M. Cavaco Silva, un conservateur de 76 ans en fin de mandat, n’a jamais caché sa réticence à nommer un gouvernement socialiste appuyé au Parlement par des partis de gauche « anti-européens » et « opposés à l’Otan » et a réitéré ses doutes lors d’un entretien lundi avec M. Costa.

« Clarification formelle »

Il faut d’abord donner une « clarification formelle » sur plusieurs points, dont « l’adoption des budgets de l’Etat », « le respect des règles de discipline budgétaire » de la zone euro et l’appartenance du Portugal à l’Otan, a-t-il insisté.

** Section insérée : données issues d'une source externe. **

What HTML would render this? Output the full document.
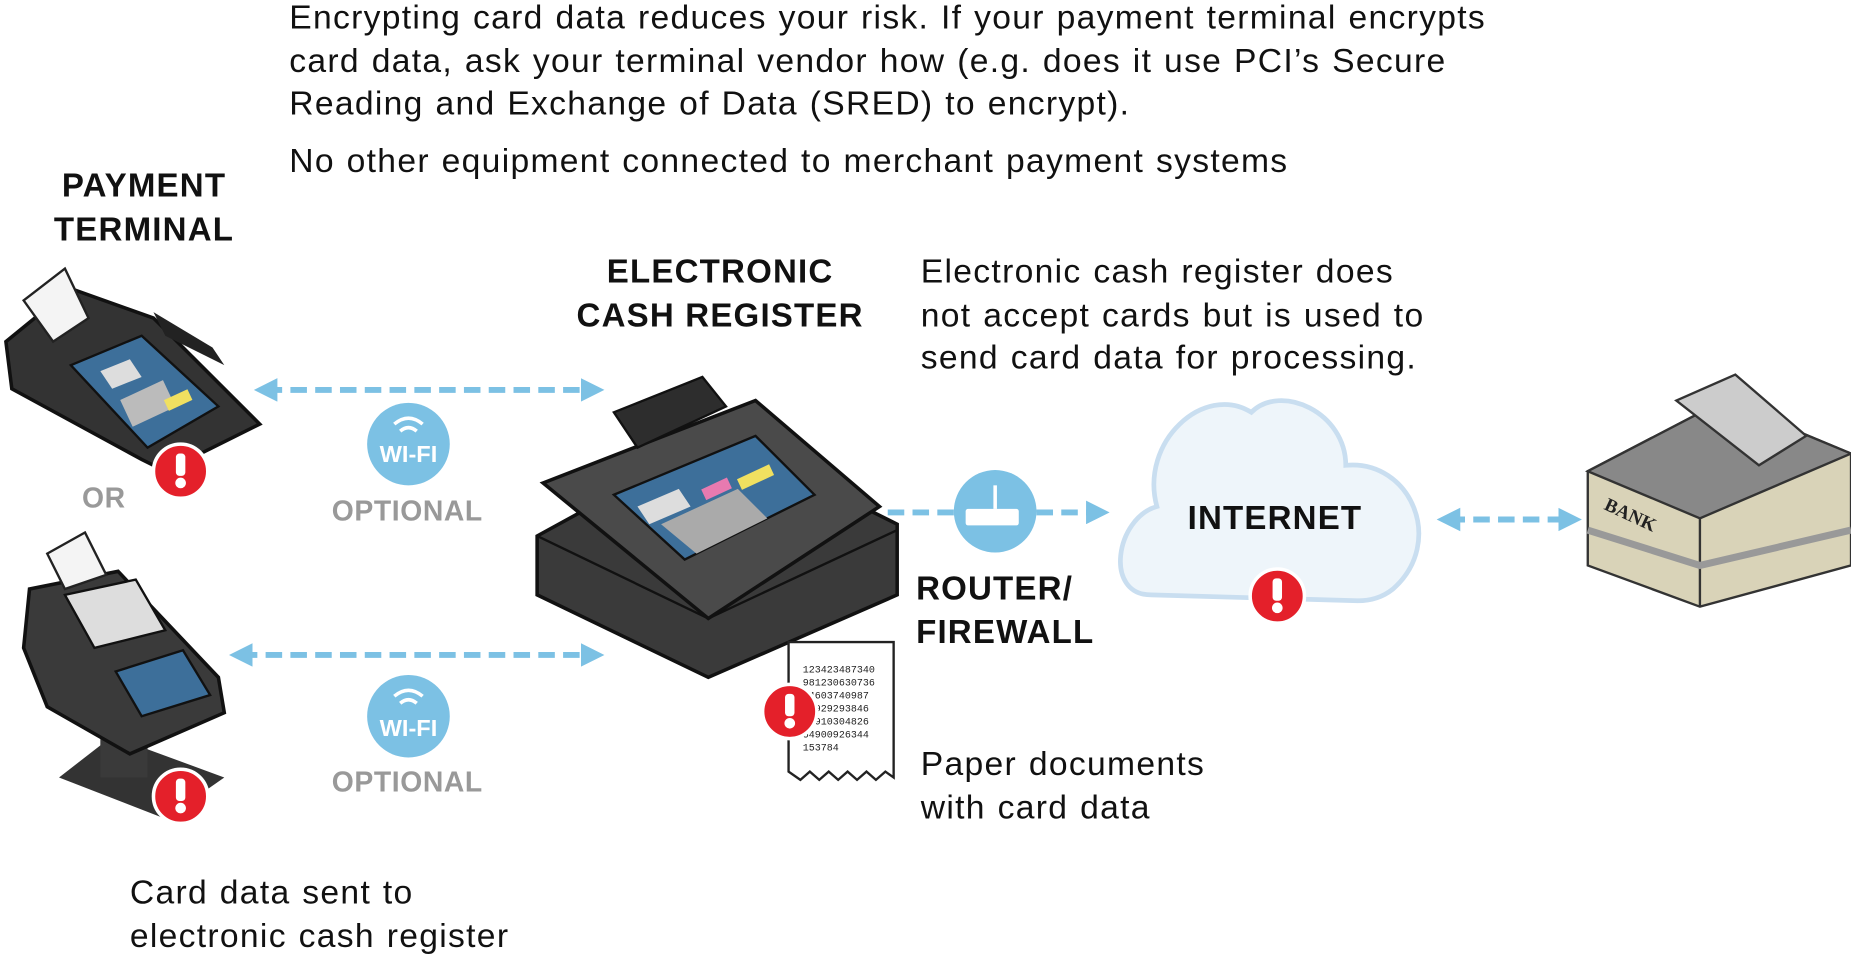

Ce dernier avait pourtant assuré encore vendredi que le PS était en mesure de former « un gouvernement stable avec un programme crédible et cohérent, qui respecte les engagements internationaux du pays et lui permettra de se doter le plus rapidement possible d’un budget pour 2016 ».

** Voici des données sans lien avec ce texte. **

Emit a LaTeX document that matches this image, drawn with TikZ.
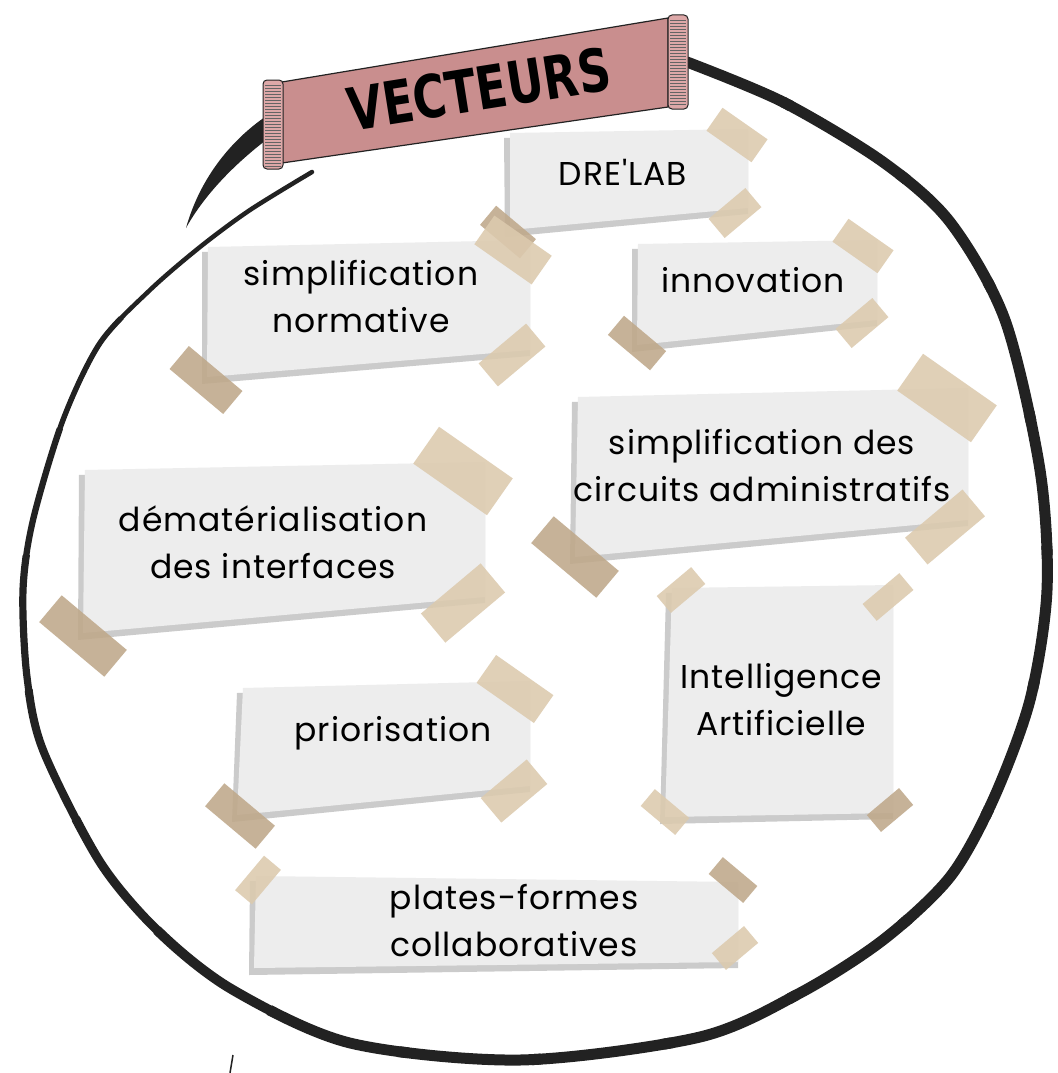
\documentclass[tikz,border=0pt]{standalone}
\usepackage{fontspec}
\setmainfont{Poppins}[LetterSpace=3]
\newfontfamily\nomapfont{Poppins}[LetterSpace=3]
\newfontfamily\titlefont{DejaVu Sans}
\definecolor{ink}{HTML}{222222}
\definecolor{bannerpink}{HTML}{C98E8E}
\definecolor{rollpink}{HTML}{DDA8A8}
\definecolor{paperc}{HTML}{EDEDED}
\definecolor{shadowc}{HTML}{CBCBCB}
\definecolor{tapelight}{HTML}{DCCAAE}
\definecolor{tapedark}{HTML}{BFA88A}
\newcommand\notepaper[8]{%
  \fill[shadowc] ({#1-6},{#2+5}) -- (#3,{#4+2}) -- (#5,{#6+6}) -- ({#7-5},{#8+7}) -- cycle;
  \fill[paperc] (#1,#2) -- (#3,#4) -- (#5,#6) -- (#7,#8) -- cycle;}
\newcommand\tapepiece[6]{\node[#1,minimum width=#4pt,minimum height=#5pt,rotate=#6] (#2) at (#3) {};}
\newcommand\ringpath{plot[smooth] coordinates {(312,172) (250,210) (200,247) (150,290) (100,343) (63,420) (33,520) (23,590) (27,677) (43,750) (100,862) (160,933) (233,990) (350,1043) (520,1060) (700,1037) (800,993) (883,940) (950,877) (993,800) (1030,700) (1047,590) (1040,470) (1005,320) (950,222) (883,162) (783,102) (687,62)}}
\begin{document}
\begin{tikzpicture}[x=1pt,y=-1pt,
  ring/.style={draw=ink,line cap=round,line join=round},
  tapelt/.style={fill=tapelight,fill opacity=0.88,draw=none,inner sep=0pt,rectangle},
  tapedk/.style={fill=tapedark,fill opacity=0.88,draw=none,inner sep=0pt,rectangle},
  notetext/.style={font=\fontsize{33}{47}\selectfont,align=center,text=black,inner sep=0pt}]
\useasboundingbox (0,0) rectangle (1057,1073);
\fill[white] (0,0) rectangle (1057,1073);

% hand-drawn ring, thin at its start and growing thicker along its course
\draw[ring,line width=4.5pt] \ringpath;
\foreach \a in {150,165,...,435}{
  \pgfmathsetmacro\ringw{min(11,4.5+(\a-135)*0.06)}
  \begin{scope}
    \clip (532,555) -- +(-\a:1600) -- +({-\a-16}:1600) -- cycle;
    \draw[ring,line width=\ringw pt] \ringpath;
  \end{scope}
}
\fill[ink] (271,113) .. controls (232,138) and (200,178) .. (186,228)
  .. controls (206,192) and (240,158) .. (281,129) -- cycle;
\draw[ink,line width=1.5pt] (233,1055) -- (230,1073);

% banner
\filldraw[fill=bannerpink,draw=ink,line width=1.2pt] (282,82) -- (668,18) -- (668,107) -- (282,163) -- cycle;
\filldraw[fill=rollpink,draw=ink,line width=1pt,rounded corners=4pt] (263,80) rectangle (283,169);
\foreach \yy in {85,88,...,166} \draw[ink!70,line width=0.6pt] (265,\yy) -- (281,\yy);
\filldraw[fill=rollpink,draw=ink,line width=1pt,rounded corners=4pt] (668,15) rectangle (688,109);
\foreach \yy in {20,23,...,106} \draw[ink!70,line width=0.6pt] (670,\yy) -- (686,\yy);
\node[rotate=9,inner sep=0pt] (title) at (479,89) {\resizebox{265pt}{44pt}{\titlefont\bfseries VECTEURS}};

% papers
\notepaper{510}{133}{748}{129}{748}{208}{510}{230}
\notepaper{208}{247}{530}{240}{530}{350}{207}{377}
\notepaper{638}{244}{877}{240}{877}{320}{637}{345}
\notepaper{578}{397}{968}{388}{968}{520}{575}{557}
\notepaper{85}{470}{485}{462}{485}{597}{83}{633}
\notepaper{243}{688}{530}{681}{530}{786}{237}{815}
\notepaper{672}{588}{893}{585}{893}{813}{665}{817}
\notepaper{256}{876}{738}{882}{738}{962}{254}{968}

% texts
\node[notetext,font=\nomapfont\fontsize{33}{47}\selectfont] (drelab) at (623,172) {DRE'LAB};
\node[notetext] (simpnorm) at (361,297) {simplification\\normative};
\node[notetext] (innov) at (753,280) {innovation};
\node[notetext] (circuits) at (762,466) {simplification des\\circuits administratifs};
\node[notetext] (demat) at (273,542) {dématérialisation\\des interfaces};
\node[notetext] (prior) at (393,733) {priorisation};
\node[notetext] (ia) at (781,700) {Intelligence\\Artificielle};
\node[notetext] (plates) at (514,921) {plates-formes\\collaboratives};

% tapes
\tapepiece{tapelt}{t1}{737,135}{55}{28}{-35}
\tapepiece{tapelt}{t2}{735,213}{48}{25}{40}
\tapepiece{tapedk}{t3}{508,232}{52}{25}{-40}
\tapepiece{tapelt}{t4}{513,250}{70}{35}{-35}
\tapepiece{tapelt}{t5}{512,355}{62}{30}{40}
\tapepiece{tapedk}{t6}{206,380}{70}{30}{-40}
\tapepiece{tapelt}{t7}{863,246}{55}{28}{-35}
\tapepiece{tapelt}{t8}{862,323}{48}{25}{40}
\tapepiece{tapedk}{t9}{637,343}{55}{25}{-40}
\tapepiece{tapelt}{t10}{947,398}{90}{45}{-35}
\tapepiece{tapelt}{t11}{945,527}{75}{35}{40}
\tapepiece{tapedk}{t12}{575,557}{85}{35}{-40}
\tapepiece{tapelt}{t13}{463,471}{90}{45}{-35}
\tapepiece{tapelt}{t14}{463,603}{78}{38}{40}
\tapepiece{tapedk}{t15}{83,636}{85}{35}{-40}
\tapepiece{tapelt}{t16}{515,689}{70}{34}{-35}
\tapepiece{tapelt}{t17}{514,791}{60}{32}{40}
\tapepiece{tapedk}{t18}{240,816}{66}{30}{-40}
\tapepiece{tapelt}{t19}{681,590}{45}{22}{40}
\tapepiece{tapelt}{t20}{888,597}{48}{22}{40}
\tapepiece{tapelt}{t21}{665,812}{45}{22}{-40}
\tapepiece{tapedk}{t22}{890,810}{42}{22}{40}
\tapepiece{tapelt}{t23}{258,880}{45}{22}{50}
\tapepiece{tapedk}{t24}{733,880}{45}{22}{-40}
\tapepiece{tapelt}{t25}{735,948}{42}{22}{40}
\end{tikzpicture}
\end{document}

Mais les accords signés par le PS et ses alliés eurosceptiques sur le soutien à un futur gouvernement socialiste font l’impasse sur ces questions, en raison de divergences historiques qui persistent malgré le rapprochement. « Tout dépend de savoir si le président se contente de clarifications apportées par Antonio Costa ou si au contraire il exige davantage de négociations, ce qui serait extrêmement difficile », a déclaré à l’AFP le politologue Antonio Costa Pinto.

Si le Parti socialiste a envoyé dès lundi soir une réponse écrite au président de la République, sans en divulguer la teneur, les communistes ne semblaient pas près de revoir leurs positions.

« Chercher la confrontation »

« 50 jours après les élections, M. Cavaco Silva fait un pas supplémentaire vers la dégradation de la situation politique », a aussitôt réagi le secrétaire général du Parti communiste, Jeronimo de Sousa, accusant le chef de l’Etat de « chercher la confrontation » avec le Parlement.

Plus optimiste, le président du Parti socialiste Carlos Cesar a estimé que les clarifications apportées « dissiperaient les doutes du président », créant « les conditions pour une nomination d’Antonio Costa dans les prochaines heures ». Le Bloc de gauche a cru, quant à lui, déceler « un recul » dans l’attitude du président, jusqu’ici « opposé » à un gouvernement socialiste.

Le chef de l’Etat pourrait aussi maintenir le gouvernement de droite en attendant des législatives anticipées à l’été prochain, mais cette option ne semble pas du goût du Premier ministre démissionnaire Pedro Passos Coelho, qui serait constamment confronté au Parlement à une majorité de gauche.

Malgré le scepticisme du président, le scénario le plus probable reste la nomination du chef du Parti socialiste, qui sera soutenu au Parlement par une alliance des partis à sa gauche, pour la première fois en quarante ans de démocratie au Portugal.

« Le président va finir par nommer Antonio Costa, car il n’a pas trop le choix. Laisser en place un gouvernement de droite de gestion sans marge de manoeuvre au Parlement porterait préjudice au pays », a commenté le politologue José Antonio Passos Palmeira.